On Sat, 3 Apr 2010 06:18:25 -0800
Royce Williams <royce.willi...@gmail.com> wrote:

> On Fri, Apr 2, 2010 at 11:20 PM, Henrik K <h...@hege.li> wrote:
> > On Fri, Apr 02, 2010 at 01:45:57PM -0800, Royce Williams wrote:
> >> What is the optimal configuration (local.cf or other) for an ISP's
> >> MSAs to prevent unauthenticated dynamic-IP customers from
> >> triggering dynamic tests, but still benefiting from general
> >> filtering?
> >>
> >> I was hoping for a magical 'mua_networks' option, which let me
> >> enumerate the IP space that my users submit from, and automatically
> >> exempt them from DOS_OE_TO_MX, etc., but I haven't been able to
> >> find anything like that.
> >
> > All dynamic rules look at external relays.

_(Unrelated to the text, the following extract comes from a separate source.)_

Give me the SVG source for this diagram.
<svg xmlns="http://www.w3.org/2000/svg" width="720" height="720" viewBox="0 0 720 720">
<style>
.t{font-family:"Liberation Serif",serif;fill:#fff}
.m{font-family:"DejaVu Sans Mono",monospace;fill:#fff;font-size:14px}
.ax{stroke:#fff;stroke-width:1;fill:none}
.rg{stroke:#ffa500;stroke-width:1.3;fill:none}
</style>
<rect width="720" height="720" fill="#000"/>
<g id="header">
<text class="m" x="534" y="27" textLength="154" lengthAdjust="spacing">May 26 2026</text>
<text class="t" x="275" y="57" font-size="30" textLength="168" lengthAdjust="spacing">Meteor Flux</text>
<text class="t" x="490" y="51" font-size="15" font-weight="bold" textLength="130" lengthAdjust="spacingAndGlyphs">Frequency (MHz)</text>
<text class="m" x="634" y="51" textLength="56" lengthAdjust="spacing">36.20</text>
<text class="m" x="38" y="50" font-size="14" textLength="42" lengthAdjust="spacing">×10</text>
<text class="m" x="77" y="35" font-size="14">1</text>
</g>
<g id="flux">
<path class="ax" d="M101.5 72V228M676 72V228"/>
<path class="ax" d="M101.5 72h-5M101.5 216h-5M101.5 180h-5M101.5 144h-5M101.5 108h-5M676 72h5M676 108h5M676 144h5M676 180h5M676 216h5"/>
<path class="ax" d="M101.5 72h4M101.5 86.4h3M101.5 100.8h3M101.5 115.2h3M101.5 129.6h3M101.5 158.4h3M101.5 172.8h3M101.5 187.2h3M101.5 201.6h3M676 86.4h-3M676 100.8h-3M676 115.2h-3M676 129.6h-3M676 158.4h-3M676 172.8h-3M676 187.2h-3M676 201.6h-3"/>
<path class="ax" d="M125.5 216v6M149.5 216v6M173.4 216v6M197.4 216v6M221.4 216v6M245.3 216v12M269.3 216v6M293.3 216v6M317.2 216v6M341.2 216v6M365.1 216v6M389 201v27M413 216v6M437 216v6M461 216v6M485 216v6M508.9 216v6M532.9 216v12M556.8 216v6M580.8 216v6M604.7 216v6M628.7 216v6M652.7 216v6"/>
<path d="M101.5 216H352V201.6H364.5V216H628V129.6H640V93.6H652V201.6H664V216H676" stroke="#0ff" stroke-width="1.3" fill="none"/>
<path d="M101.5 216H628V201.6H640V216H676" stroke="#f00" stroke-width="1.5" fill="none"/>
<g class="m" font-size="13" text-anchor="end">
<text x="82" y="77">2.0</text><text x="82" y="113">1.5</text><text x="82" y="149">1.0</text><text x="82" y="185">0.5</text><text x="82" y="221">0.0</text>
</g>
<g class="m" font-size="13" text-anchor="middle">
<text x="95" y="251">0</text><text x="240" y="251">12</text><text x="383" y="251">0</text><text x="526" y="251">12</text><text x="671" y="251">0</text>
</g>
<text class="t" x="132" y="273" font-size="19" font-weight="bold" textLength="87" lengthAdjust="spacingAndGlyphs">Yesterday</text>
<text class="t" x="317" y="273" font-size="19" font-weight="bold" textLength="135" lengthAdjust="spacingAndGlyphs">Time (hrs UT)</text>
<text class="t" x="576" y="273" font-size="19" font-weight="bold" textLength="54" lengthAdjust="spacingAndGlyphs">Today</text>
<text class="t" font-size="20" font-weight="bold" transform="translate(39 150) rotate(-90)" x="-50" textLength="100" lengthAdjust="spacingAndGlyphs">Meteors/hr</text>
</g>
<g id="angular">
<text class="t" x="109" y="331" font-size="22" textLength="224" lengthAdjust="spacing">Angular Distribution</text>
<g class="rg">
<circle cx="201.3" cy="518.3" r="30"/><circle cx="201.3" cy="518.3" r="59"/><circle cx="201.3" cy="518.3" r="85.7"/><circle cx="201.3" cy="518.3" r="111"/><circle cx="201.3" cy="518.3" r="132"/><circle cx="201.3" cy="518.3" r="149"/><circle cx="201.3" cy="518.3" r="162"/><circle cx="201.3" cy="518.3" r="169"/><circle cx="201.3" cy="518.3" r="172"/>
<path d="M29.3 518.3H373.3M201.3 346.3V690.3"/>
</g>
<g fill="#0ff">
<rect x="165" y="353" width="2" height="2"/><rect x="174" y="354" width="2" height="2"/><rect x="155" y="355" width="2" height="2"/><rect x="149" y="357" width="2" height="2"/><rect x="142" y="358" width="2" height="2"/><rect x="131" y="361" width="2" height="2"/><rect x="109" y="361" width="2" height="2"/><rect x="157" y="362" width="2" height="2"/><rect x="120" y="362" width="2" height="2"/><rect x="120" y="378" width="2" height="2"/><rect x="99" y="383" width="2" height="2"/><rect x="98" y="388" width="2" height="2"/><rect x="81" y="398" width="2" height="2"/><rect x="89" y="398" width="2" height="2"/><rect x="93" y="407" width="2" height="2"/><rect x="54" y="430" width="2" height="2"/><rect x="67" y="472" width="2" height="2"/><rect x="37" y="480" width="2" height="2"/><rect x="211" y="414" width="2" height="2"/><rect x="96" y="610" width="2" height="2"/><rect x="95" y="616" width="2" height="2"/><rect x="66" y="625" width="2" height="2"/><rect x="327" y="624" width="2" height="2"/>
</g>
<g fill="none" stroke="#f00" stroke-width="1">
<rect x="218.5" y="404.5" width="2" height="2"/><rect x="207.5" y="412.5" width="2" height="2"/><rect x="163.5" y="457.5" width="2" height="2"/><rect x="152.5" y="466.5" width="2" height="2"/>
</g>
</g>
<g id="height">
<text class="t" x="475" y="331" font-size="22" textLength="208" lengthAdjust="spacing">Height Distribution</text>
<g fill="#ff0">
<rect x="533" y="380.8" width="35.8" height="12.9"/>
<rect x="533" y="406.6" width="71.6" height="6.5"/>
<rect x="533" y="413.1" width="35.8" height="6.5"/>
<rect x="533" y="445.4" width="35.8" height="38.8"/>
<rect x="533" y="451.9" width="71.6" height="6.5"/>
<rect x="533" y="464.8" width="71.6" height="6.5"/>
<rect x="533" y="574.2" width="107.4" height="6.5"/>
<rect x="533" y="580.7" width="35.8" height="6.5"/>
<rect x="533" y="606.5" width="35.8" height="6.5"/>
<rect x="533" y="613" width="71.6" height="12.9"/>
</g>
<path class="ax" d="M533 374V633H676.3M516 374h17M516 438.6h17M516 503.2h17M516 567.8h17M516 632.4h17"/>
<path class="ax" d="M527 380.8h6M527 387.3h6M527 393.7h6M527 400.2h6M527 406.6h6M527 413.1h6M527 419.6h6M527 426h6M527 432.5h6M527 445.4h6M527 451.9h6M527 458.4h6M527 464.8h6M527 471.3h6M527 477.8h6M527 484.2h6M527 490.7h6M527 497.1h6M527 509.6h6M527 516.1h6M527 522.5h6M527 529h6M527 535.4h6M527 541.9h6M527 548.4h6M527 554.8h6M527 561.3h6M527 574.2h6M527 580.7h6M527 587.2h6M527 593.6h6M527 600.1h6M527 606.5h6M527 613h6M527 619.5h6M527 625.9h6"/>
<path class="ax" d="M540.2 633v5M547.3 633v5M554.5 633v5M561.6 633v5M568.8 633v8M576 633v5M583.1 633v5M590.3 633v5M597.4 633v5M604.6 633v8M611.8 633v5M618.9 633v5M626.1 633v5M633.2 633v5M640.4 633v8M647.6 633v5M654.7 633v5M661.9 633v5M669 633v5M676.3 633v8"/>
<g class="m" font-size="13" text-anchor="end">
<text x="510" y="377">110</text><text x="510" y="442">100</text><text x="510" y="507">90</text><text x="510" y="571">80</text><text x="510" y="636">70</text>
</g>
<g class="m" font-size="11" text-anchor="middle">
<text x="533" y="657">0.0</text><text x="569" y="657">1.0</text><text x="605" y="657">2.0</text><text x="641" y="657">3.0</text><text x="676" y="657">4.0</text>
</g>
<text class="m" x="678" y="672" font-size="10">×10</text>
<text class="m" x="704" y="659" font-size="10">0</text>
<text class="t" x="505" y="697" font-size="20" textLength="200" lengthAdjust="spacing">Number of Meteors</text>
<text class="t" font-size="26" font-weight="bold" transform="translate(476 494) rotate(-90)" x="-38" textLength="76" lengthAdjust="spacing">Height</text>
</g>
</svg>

So if you have SA on the
> > relay that accepts mail from dynamic space, you need to include all
> > that in internal_networks and disable ALL_TRUSTED since it would
> > always hit.
> 
> Interesting.  I do have SA on my MSAs.  That might be the single knob
> that I am looking for.
> 
> Some folks aren't big enough to have separated MTAs and MSAs; for
> their benefit, is there any other approach that would work?  My
> imagined mua_networks would fit this bill, and it would allow the same
> SA configuration on both MTAs and MSAs, which would make my life as a
> sysadmin easier.

Putting the address ranges into internal_networks is what you do if you
*don't* have separate MSAs and MX servers. Otherwise you you put the
MSAs into msa_networks and internal_networks. Anything that connects to
a server in  msa_networks inherits the internal/trusted status of  the
msa.

Even if you don't or can't do any of the above, SA will pick-up and on
authentication recorded in the received header and for the most part do
the right thing, e.g. it won't run PBL/DUL lookups.